■ **Exercise instructions**: Isolate every line in the data with the string "script" and copy it.

■ **Records supplied**:
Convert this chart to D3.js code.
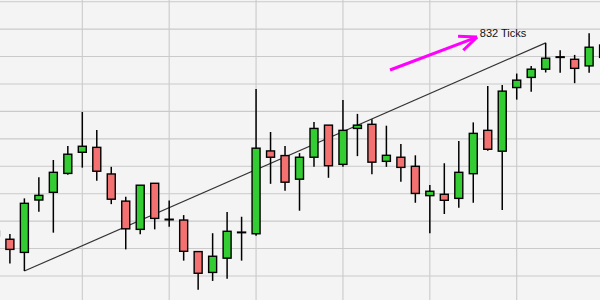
<!DOCTYPE html>
<html>
<head>
<meta charset="utf-8">
<script src="https://cdn.jsdelivr.net/npm/d3@7"></script>
<style>
  html, body { margin: 0; padding: 0; background: #f4f4f4; }
  svg { display: block; }
</style>
</head>
<body>
<svg id="chart" width="600" height="300"></svg>
<script>
// Bar numbers (bar -1 is cut off at the left edge, bar 41 at the right)
const bars   = d3.range(-1, 42);
// Prices in ticks
const opens  = [1164,1134,1086,1277,1305,1374,1451,1469,1372,1273,1170,1338,1207,1204,1089,1013,1065,1160,1154,1456,1439,1353,1433,1550,1407,1538,1553,1418,1433,1400,1293,1298,1283,1373,1531,1455,1687,1724,1754,1799,1790,1766,1842];
const highs  = [1179,1153,1283,1360,1423,1474,1598,1532,1398,1289,1331,1338,1275,1222,1089,1156,1233,1216,1682,1525,1474,1448,1561,1550,1642,1591,1571,1548,1481,1440,1332,1411,1492,1560,1693,1696,1738,1766,1850,1823,1806,1885,1860];
const lows   = [1131,1046,1018,1234,1158,1369,1395,1347,1262,1097,1152,1170,1180,1056, 950, 982, 990,1056,1147,1336,1311,1238,1398,1358,1398,1437,1371,1398,1344,1267,1156,1226,1249,1267,1457,1241,1643,1672,1742,1741,1703,1741,1780];
const closes = [1146,1097,1265,1294,1378,1444,1473,1382,1280,1172,1331,1210,1207,1090,1010,1072,1163,1160,1466,1433,1342,1433,1538,1402,1531,1550,1415,1440,1396,1301,1309,1276,1378,1520,1462,1674,1714,1754,1794,1799,1757,1834,1797];

// Price grid levels and bar numbers carrying a vertical grid line
const priceLevels = d3.range(1000, 2001, 100);
const gridBars = [5, 11, 17, 23, 29, 35];

// Measured swing: low of bar 1 to high of bar 37
const swingFrom = 1, swingTo = 37;

// Pointer arrow (bar number, price) and its caption anchor
const arrowStart = [26.25, 1751];
const arrowEnd   = [32.26, 1871];
const captionAt  = [32.45, 1871];

const W = 600, H = 300;
const svg = d3.select("#chart");

const x = d3.scaleLinear().domain([0, 41]).range([9.9, 603.6]);
const y = d3.scaleLinear().domain([912.5, 2006.2]).range([H, 0]);

const data = bars.map((b, k) => ({
  b, o: opens[k], h: highs[k], l: lows[k], c: closes[k]
}));

svg.append("rect").attr("width", W).attr("height", H).attr("fill", "#f4f4f4");

// Grid
const grid = svg.append("g").attr("stroke", "#cacaca").attr("stroke-width", 1.1);
grid.selectAll("line.h").data(priceLevels).join("line")
  .attr("class", "h")
  .attr("x1", 0).attr("x2", W)
  .attr("y1", d => y(d)).attr("y2", d => y(d));
grid.selectAll("line.v").data(gridBars).join("line")
  .attr("class", "v")
  .attr("y1", 0).attr("y2", H)
  .attr("x1", d => x(d)).attr("x2", d => x(d));

// Swing line from the low to the high
const lowPt  = data.find(d => d.b === swingFrom);
const highPt = data.find(d => d.b === swingTo);
svg.append("line")
  .attr("x1", x(lowPt.b)).attr("y1", y(lowPt.l))
  .attr("x2", x(highPt.b)).attr("y2", y(highPt.h))
  .attr("stroke", "#333").attr("stroke-width", 1.2);

// Candles
const bodyW = 8;
const candles = svg.append("g").selectAll("g").data(data).join("g");
candles.append("line")
  .attr("x1", d => x(d.b)).attr("x2", d => x(d.b))
  .attr("y1", d => y(d.h)).attr("y2", d => y(d.l))
  .attr("stroke", "#000").attr("stroke-width", 1.5);
candles.append("rect")
  .attr("x", d => x(d.b) - bodyW / 2)
  .attr("width", bodyW)
  .attr("y", d => y(Math.max(d.o, d.c)))
  .attr("height", d => Math.max(0.6, Math.abs(y(d.o) - y(d.c))))
  .attr("fill", d => d.c > d.o ? "#33cc33" : d.c < d.o ? "#f37171" : "#000")
  .attr("stroke", "#000").attr("stroke-width", 1.4);

// Arrow with the measured size of the swing
const ax0 = x(arrowStart[0]), ay0 = y(arrowStart[1]);
const ax1 = x(arrowEnd[0]),   ay1 = y(arrowEnd[1]);
const ang = Math.atan2(ay1 - ay0, ax1 - ax0);
const headLen = 19, headSpread = 23 * Math.PI / 180;
const arrow = svg.append("g")
  .attr("stroke", "#ff00ff").attr("stroke-width", 3).attr("stroke-linecap", "butt").attr("fill", "none");
arrow.append("line").attr("x1", ax0).attr("y1", ay0).attr("x2", ax1).attr("y2", ay1);
[-headSpread, headSpread].forEach(s => {
  arrow.append("line")
    .attr("x1", ax1).attr("y1", ay1)
    .attr("x2", ax1 - headLen * Math.cos(ang + s))
    .attr("y2", ay1 - headLen * Math.sin(ang + s));
});

svg.append("text")
  .attr("x", x(captionAt[0])).attr("y", y(captionAt[1]))
  .attr("font-family", "Liberation Sans, Arial, sans-serif")
  .attr("font-size", 11)
  .attr("fill", "#111")
  .text(`${highPt.h - lowPt.l} Ticks`);
</script>
</body>
</html>
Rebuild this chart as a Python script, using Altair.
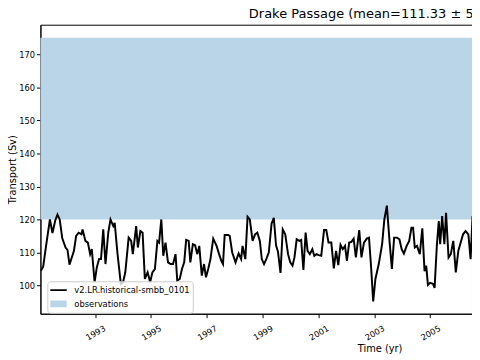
import altair as alt
import pandas as pd

# ---- data ----
years = [
    1991.06, 1991.14, 1991.24, 1991.38, 1991.47, 1991.57, 1991.65, 1991.73, 1991.82, 1991.94,
    1992.01, 1992.08, 1992.24, 1992.32, 1992.41, 1992.51, 1992.55, 1992.65, 1992.74, 1992.82,
    1992.88, 1992.98, 1993.06, 1993.14, 1993.21, 1993.29, 1993.37, 1993.47, 1993.55, 1993.65,
    1993.70, 1993.80, 1993.92, 1994.00, 1994.08, 1994.20, 1994.29, 1994.35, 1994.47, 1994.53,
    1994.62, 1994.70, 1994.78, 1994.88, 1994.97, 1995.05, 1995.14, 1995.23, 1995.29, 1995.37,
    1995.44, 1995.52, 1995.61, 1995.70, 1995.79, 1995.88, 1995.94, 1996.03, 1996.11, 1996.19,
    1996.26, 1996.35, 1996.41, 1996.50, 1996.58, 1996.66, 1996.73, 1996.82, 1996.90, 1996.97,
    1997.05, 1997.13, 1997.23, 1997.35, 1997.44, 1997.52, 1997.58, 1997.64, 1997.76, 1997.82,
    1997.91, 1998.03, 1998.14, 1998.23, 1998.28, 1998.38, 1998.46, 1998.54, 1998.64, 1998.73,
    1998.81, 1998.90, 1998.97, 1999.05, 1999.13, 1999.22, 1999.32, 1999.40, 1999.48, 1999.55,
    1999.64, 1999.72, 1999.81, 1999.91, 1999.99, 2000.07, 2000.14, 2000.22, 2000.31, 2000.38,
    2000.46, 2000.54, 2000.61, 2000.69, 2000.78, 2000.85, 2000.93, 2001.01, 2001.10, 2001.20,
    2001.28, 2001.36, 2001.46, 2001.55, 2001.63, 2001.71, 2001.79, 2001.87, 2001.95, 2002.02,
    2002.10, 2002.18, 2002.26, 2002.34, 2002.46, 2002.54, 2002.63, 2002.73, 2002.81, 2002.89,
    2002.96, 2003.04, 2003.16, 2003.28, 2003.36, 2003.45, 2003.55, 2003.63, 2003.71, 2003.81,
    2003.90, 2003.98, 2004.06, 2004.16, 2004.25, 2004.33, 2004.39, 2004.45, 2004.53, 2004.63,
    2004.72, 2004.80, 2004.86, 2004.92, 2005.00, 2005.10, 2005.16, 2005.24, 2005.31, 2005.36,
    2005.43, 2005.51, 2005.57, 2005.66, 2005.74, 2005.83, 2005.92, 2006.01, 2006.10, 2006.18,
    2006.27, 2006.37, 2006.45, 2006.52, 2006.58,
]
transport = [
    104.5, 105.8, 111.9, 120.0, 115.9, 119.7, 121.5, 120.0, 114.4, 111.5,
    110.8, 106.3, 110.5, 115.0, 116.0, 115.5, 117.0, 113.5, 113.0, 109.5,
    111.0, 101.0, 105.5, 108.0, 108.0, 117.0, 106.5, 116.0, 120.0, 118.0,
    119.0, 109.7, 100.5, 101.0, 104.0, 114.5, 113.5, 109.5, 118.0, 111.5,
    116.5, 116.0, 102.0, 104.0, 101.0, 104.0, 105.0, 113.5, 113.0, 120.0,
    109.0, 113.0, 107.0, 106.5, 106.5, 109.5, 101.5, 102.0, 105.0, 107.0,
    113.8, 113.5, 107.0, 112.5, 112.2, 109.5, 112.0, 103.0, 106.5, 102.5,
    105.0, 108.0, 114.2, 112.0, 109.5, 107.5, 106.5, 115.3, 115.3, 115.0,
    110.0, 107.0, 109.7, 108.0, 112.0, 108.0, 120.8, 120.0, 113.5, 115.5,
    116.0, 113.5, 108.0, 106.5, 108.0, 110.0, 118.7, 120.5, 112.2, 110.2,
    103.8, 117.0, 115.5, 109.5, 107.0, 106.0, 108.5, 114.0, 113.5, 113.8,
    104.7, 116.0, 110.5, 109.5, 111.0, 109.0, 109.5, 109.2, 109.0, 116.8,
    116.8, 113.0, 113.0, 105.2, 110.5, 106.2, 112.3, 111.0, 112.0, 107.5,
    113.0, 113.2, 114.2, 108.5, 116.8, 108.5, 113.0, 114.2, 114.5, 105.0,
    95.2, 102.0, 106.5, 112.5, 120.0, 124.2, 113.0, 105.0, 114.5, 114.5,
    114.0, 111.0, 109.7, 112.0, 113.5, 117.5, 117.5, 111.5, 112.0, 109.5,
    117.3, 104.3, 106.0, 100.2, 100.8, 100.5, 99.3, 112.0, 119.5, 112.5,
    121.0, 112.5, 122.0, 108.5, 109.5, 113.5, 104.0, 110.5, 113.2, 115.5,
    116.5, 115.5, 108.0, 121.0, 114.0,
]
model_name = "v2.LR.historical-smbb_0101"
obs_name = "observations"
obs_low = [120.0]
obs_high = [175.0]
x_ticks = [1993, 1995, 1997, 1999, 2001, 2003, 2005]
y_ticks = [100, 110, 120, 130, 140, 150, 160, 170]
title_text = "Drake Passage (mean=111.33 \u00b1 5.46 Sv)"

line_df = pd.DataFrame({"year": years, "transport": transport, "series": model_name})
band_df = pd.DataFrame({"low": obs_low, "high": obs_high, "series": obs_name})

FONT = "DejaVu Sans"
BAND = "#bad5e8"

color = alt.Color(
    "series:N",
    scale=alt.Scale(domain=[model_name, obs_name], range=["#000000", BAND]),
    legend=alt.Legend(
        title=None,
        orient="none",
        legendX=7,
        legendY=261,
        symbolType="stroke",
        symbolSize=361,
        symbolOffset=3,
        symbolStrokeWidth={"expr": "datum.value === 'observations' ? 7 : 2"},
        symbolStrokeColor={"expr": "datum.value === 'observations' ? '#bad5e8' : '#000000'"},
        symbolFillColor="transparent",
        symbolOpacity=1,
        labelFontSize=8.5,
        labelFont=FONT,
        labelColor="#000000",
        labelOffset=13,
        fillColor="rgba(255,255,255,0.8)",
        strokeColor="#cccccc",
        cornerRadius=3,
        padding=3,
        clipHeight=12,
        rowPadding=2,
    ),
)

x_scale = alt.Scale(domain=[1991.04, 2006.5], nice=False, zero=False)
y_scale = alt.Scale(domain=[91.46, 178.96], nice=False, zero=False)

band = alt.Chart(band_df).mark_rect().encode(
    y=alt.Y("low:Q", scale=y_scale),
    y2="high:Q",
    color=color,
)

line = alt.Chart(line_df).mark_line(strokeWidth=2, clip=True).encode(
    x=alt.X(
        "year:Q",
        scale=x_scale,
        axis=alt.Axis(
            values=x_ticks,
            format="d",
            labelAngle=330,
            labelAlign="center",
            labelBaseline="middle",
            labelPadding=15,
            labelOverlap=False,
            labelFlush=False,
            title="Time (yr)",
            titleX=345,
            titleY=38,
            titleAlign="center",
            titleBaseline="alphabetic",
        ),
    ),
    y=alt.Y(
        "transport:Q",
        scale=y_scale,
        axis=alt.Axis(
            values=y_ticks,
            labelPadding=2,
            title="Transport (Sv)",
            titleX=-28,
            titleY=147,
            titleAngle=270,
            titleAlign="center",
            titleBaseline="middle",
        ),
    ),
    color=color,
)

chart = (
    alt.layer(band, line)
    .properties(
        width=439,
        height=294,
        autosize=alt.AutoSizeParams(type="none"),
        padding={"left": 33, "top": 14, "right": 0, "bottom": 40},
        title=alt.TitleParams(
            title_text,
            anchor="start",
            frame="group",
            dx=212,
            offset=4,
            fontSize=13.2,
            fontWeight="normal",
            font=FONT,
            color="#000000",
        ),
    )
    .configure_view(stroke="#000000", strokeWidth=1)
    .configure_axis(
        grid=False,
        domainColor="#000000",
        tickColor="#000000",
        tickSize=4,
        labelFont=FONT,
        labelFontSize=8.4,
        labelColor="#000000",
        titleFont=FONT,
        titleFontSize=10,
        titleFontWeight="normal",
        titleColor="#000000",
    )
)

chart.save("out.html", embed_options={"renderer": "svg", "actions": False})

■ **Final result**:
<script src="https://cdn.jsdelivr.net/npm/d3@7"></script>
<script>
</script>
Rebuild this chart as a Python script, using Altair.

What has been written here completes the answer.